* Recorded data
- - -

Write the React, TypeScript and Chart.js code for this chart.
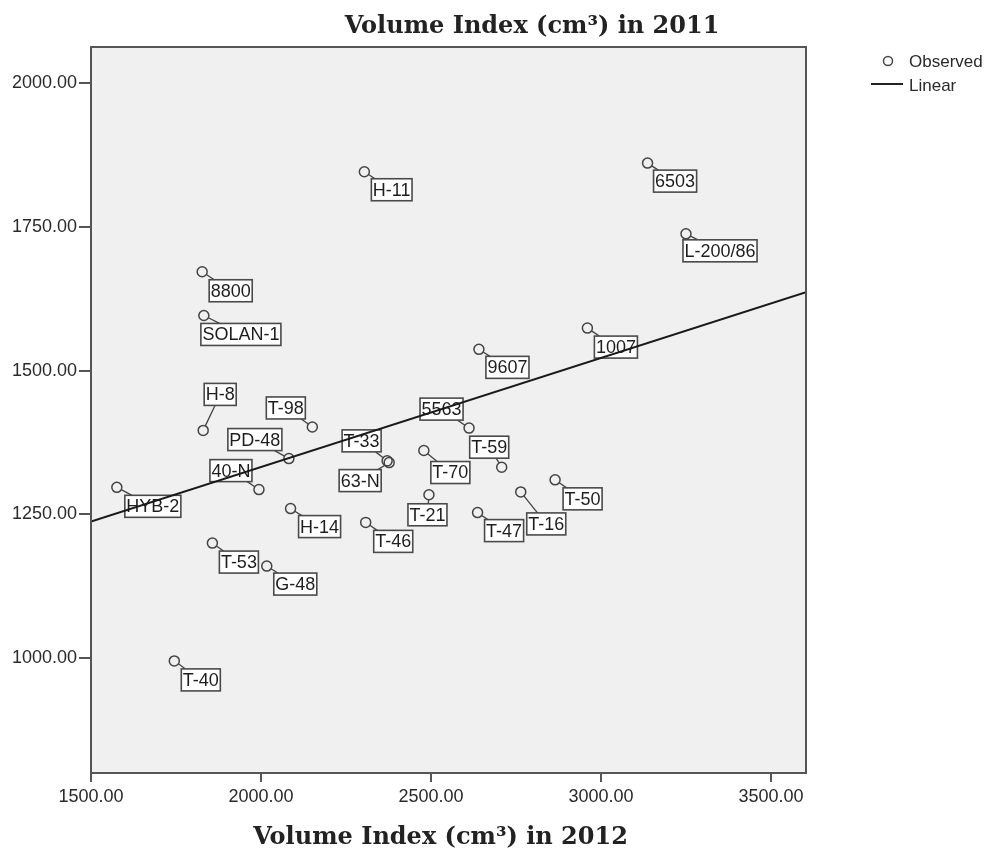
import React, { useEffect, useRef } from 'react';
import { Chart, registerables } from 'chart.js';

Chart.register(...registerables);

// ---- data ----
const varieties = [
  'H-11', '6503', 'L-200/86', '8800', 'SOLAN-1', '1007', '9607', 'H-8', 'T-98', 'PD-48',
  '40-N', 'HYB-2', 'T-33', '63-N', 'T-70', '5563', 'T-59', 'T-21', 'T-46', 'T-47',
  'T-16', 'T-50', 'H-14', 'T-53', 'G-48', 'T-40',
];
const volume2012 = [
  2304, 3137, 3250, 1827, 1832, 2960, 2641, 1830, 2151, 2082,
  1994, 1576, 2371, 2377, 2479, 2612, 2708, 2494, 2308, 2637,
  2764, 2865, 2087, 1857, 2017, 1745,
];
const volume2011 = [
  1846, 1861, 1738, 1672, 1596, 1574, 1537, 1396, 1402, 1347,
  1293, 1297, 1343, 1340, 1361, 1400, 1332, 1284, 1236, 1253,
  1289, 1310, 1260, 1200, 1160, 995,
];
// fitted linear line (ends)
const linearX = [1500, 3603];
const linearY = [1237.6, 1636.5];

const xTicks = [1500, 2000, 2500, 3000, 3500];
const yTicks = [1000, 1250, 1500, 1750, 2000];
const xRange = [1500, 3603];
const yRange = [800, 2063];

const xTitle = 'Volume Index (cm\u00B3) in 2012';
const yTitle = 'Volume Index (cm\u00B3) in 2011';
const legendLabels = ['Observed', 'Linear'];

// label box placement relative to its point: [dx, dy, dxIsRightEdge]
const labelPlacement: [number, number, boolean][] = [
  [7, 7, false], [6, 7, false], [-3, 6, false], [7, 8, false], [-3, 8, false],
  [7, 8, false], [7, 7, false], [1, -47, false], [-7, -30, true], [-7, -30, true],
  [-7, -30, true], [8, 8, false], [-6, -31, true], [-8, 7, true], [7, 11, false],
  [-6, -30, true], [7, -31, true], [-21, 9, false], [8, 8, false], [7, 7, false],
  [6, 21, false], [8, 8, false], [8, 7, false], [7, 8, false], [7, 7, false],
  [7, 8, false],
];

const sans = '"Liberation Sans", Arial, sans-serif';
const serif = '"DejaVu Serif", serif';

const decorPlugin = {
  id: 'spssDecor',
  beforeDraw(chart: any) {
    const { ctx, chartArea: a } = chart;
    ctx.save();
    ctx.fillStyle = '#f0f0f0';
    ctx.fillRect(a.left, a.top, a.right - a.left, a.bottom - a.top);
    ctx.restore();
  },
  afterDatasetDraw(chart: any, args: any) {
    if (args.index !== 1) return;
    const { ctx } = chart;
    const meta = chart.getDatasetMeta(1);
    ctx.save();
    ctx.font = `18px ${sans}`;
    meta.data.forEach((el: any, i: number) => {
      const px = el.x;
      const py = el.y;
      const text = varieties[i];
      const tw = ctx.measureText(text).width;
      const w = tw + 3;
      const h = 22;
      const [dx, dy, right] = labelPlacement[i];
      const left = right ? px + dx - w : px + dx;
      const top = py + dy;
      const cx = left + w / 2;
      const cy = top + h / 2;
      const vx = cx - px;
      const vy = cy - py;
      const tx = vx !== 0 ? ((vx > 0 ? left : left + w) - px) / vx : -Infinity;
      const ty = vy !== 0 ? ((vy > 0 ? top : top + h) - py) / vy : -Infinity;
      const t = Math.max(tx, ty);
      const len = Math.hypot(vx, vy);
      const r = 5;
      if (t > 0 && t * len > r + 0.5) {
        ctx.beginPath();
        ctx.moveTo(px + (vx / len) * r, py + (vy / len) * r);
        ctx.lineTo(px + vx * t, py + vy * t);
        ctx.strokeStyle = '#444';
        ctx.lineWidth = 1.3;
        ctx.stroke();
      }
      ctx.fillStyle = '#ffffff';
      ctx.fillRect(left, top, w, h);
      ctx.strokeStyle = '#4a4a4a';
      ctx.lineWidth = 1.6;
      ctx.strokeRect(left, top, w, h);
      ctx.fillStyle = '#1e1e1e';
      ctx.textAlign = 'left';
      ctx.textBaseline = 'middle';
      ctx.fillText(text, left + 1.5, top + h / 2 + 1);
    });
    ctx.restore();
  },
  afterDraw(chart: any) {
    const { ctx, chartArea: a } = chart;
    ctx.save();
    // frame
    ctx.strokeStyle = '#555';
    ctx.lineWidth = 2;
    ctx.strokeRect(a.left, a.top, a.right - a.left, a.bottom - a.top);
    // titles
    ctx.fillStyle = '#222';
    ctx.font = `bold 24px ${serif}`;
    ctx.textAlign = 'center';
    ctx.textBaseline = 'alphabetic';
    ctx.fillText(yTitle, a.left + 441, 33);
    ctx.fillText(xTitle, (a.left + a.right) / 2 - 8, 844);
    // legend
    ctx.font = `17px ${sans}`;
    ctx.textAlign = 'left';
    ctx.fillStyle = '#2a2a2a';
    ctx.beginPath();
    ctx.arc(888, 61, 4.5, 0, Math.PI * 2);
    ctx.strokeStyle = '#444';
    ctx.lineWidth = 1.5;
    ctx.stroke();
    ctx.fillText(legendLabels[0], 909, 67);
    ctx.beginPath();
    ctx.moveTo(871, 84);
    ctx.lineTo(903, 84);
    ctx.strokeStyle = '#222';
    ctx.lineWidth = 2;
    ctx.stroke();
    ctx.fillText(legendLabels[1], 909, 91);
    ctx.restore();
  },
};

export default function App() {
  const canvasRef = useRef<HTMLCanvasElement | null>(null);

  useEffect(() => {
    document.body.style.margin = '0';
    const canvas = canvasRef.current;
    if (!canvas) return;
    const chart = new Chart(canvas, {
      type: 'scatter',
      data: {
        datasets: [
          {
            label: legendLabels[1],
            data: linearX.map((x, i) => ({ x, y: linearY[i] })),
            showLine: true,
            borderColor: '#1a1a1a',
            borderWidth: 2,
            pointRadius: 0,
            fill: false,
          },
          {
            label: legendLabels[0],
            data: volume2012.map((x, i) => ({ x, y: volume2011[i] })),
            pointRadius: 5,
            pointBorderWidth: 1.5,
            borderColor: '#444',
            backgroundColor: 'rgba(0,0,0,0)',
            showLine: false,
          },
        ],
      },
      options: {
        responsive: false,
        animation: false,
        events: [],
        layout: { padding: { top: 47, right: 191, bottom: 0, left: 0 } },
        plugins: {
          legend: { display: false },
          title: { display: false },
          tooltip: { enabled: false },
        },
        scales: {
          x: {
            type: 'linear',
            min: xRange[0],
            max: xRange[1],
            afterBuildTicks: (scale: any) => {
              scale.ticks = xTicks.map((v) => ({ value: v }));
            },
            afterFit: (scale: any) => {
              scale.height = 79;
            },
            ticks: {
              callback: (v: any) => Number(v).toFixed(2),
              font: { family: sans, size: 18 },
              color: '#2a2a2a',
              padding: 4,
              maxRotation: 0,
            },
            grid: { drawOnChartArea: false, drawTicks: true, tickLength: 9, color: '#555', lineWidth: 2 },
            border: { display: true, color: '#555', width: 2 },
          },
          y: {
            type: 'linear',
            min: yRange[0],
            max: yRange[1],
            afterBuildTicks: (scale: any) => {
              scale.ticks = yTicks.map((v) => ({ value: v }));
            },
            afterFit: (scale: any) => {
              scale.width = 91;
            },
            ticks: {
              callback: (v: any) => Number(v).toFixed(2),
              font: { family: sans, size: 18 },
              color: '#2a2a2a',
              padding: 2,
            },
            grid: { drawOnChartArea: false, drawTicks: true, tickLength: 12, color: '#555', lineWidth: 2 },
            border: { display: true, color: '#555', width: 2 },
          },
        },
      },
      plugins: [decorPlugin],
    });
    return () => chart.destroy();
  }, []);

  return (
    <div style={{ width: 997, height: 852 }}>
      <canvas ref={canvasRef} width={997} height={852} style={{ display: 'block' }} />
    </div>
  );
}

- - -

* Aim of the task
Locate all lines that include the word "React" and copy them out.

* Answer to this problem
Write the React, TypeScript and Chart.js code for this chart.
import React, { useEffect, useRef } from 'react';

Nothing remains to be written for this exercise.